我在RDD中有这样的数据:
RDD[((Int, Int, Int), ((Int, Int), Int))]
为:
(((9,679,16),((2,274),1)), ((250,976,13),((2,218),1)))
我希望输出为:
((9,679,16,2,274,1),(250,976,13,2,218,1))
加入2 rdds后:
val joinSale = salesTwo.join(saleFinal)
我得到了结果集。我尝试了以下代码。
joinSale.flatMap(x => x).take(100).foreach(println)
我试过map / flatMap但是无法做到。任何想法如何实现这样的场景?提前谢谢..
答案 0 :(得分:5)
您可以使用scala中的模式匹配来执行此操作。
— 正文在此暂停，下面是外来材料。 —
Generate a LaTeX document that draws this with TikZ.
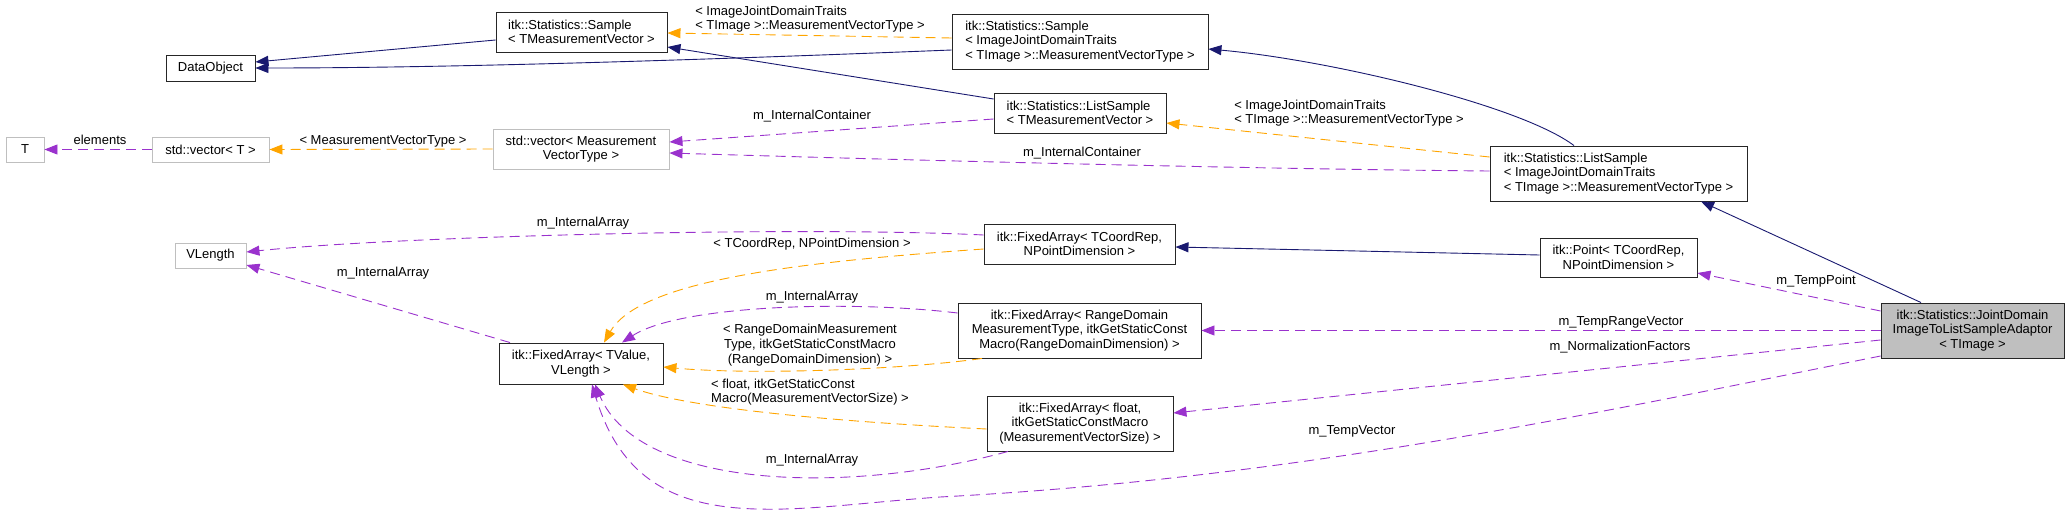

只需将您的元组修改逻辑包装在类似于下面的地图中:
val mappedJoinSale = joinSale.map { case ((a, b, c), ((d, e), f)) => (a, b, c, d, e, f) }
使用您的示例,我们有:
scala> val example = sc.parallelize(Array(((9,679,16),((2,274),1)), ((250,976,13),((2,218),1))))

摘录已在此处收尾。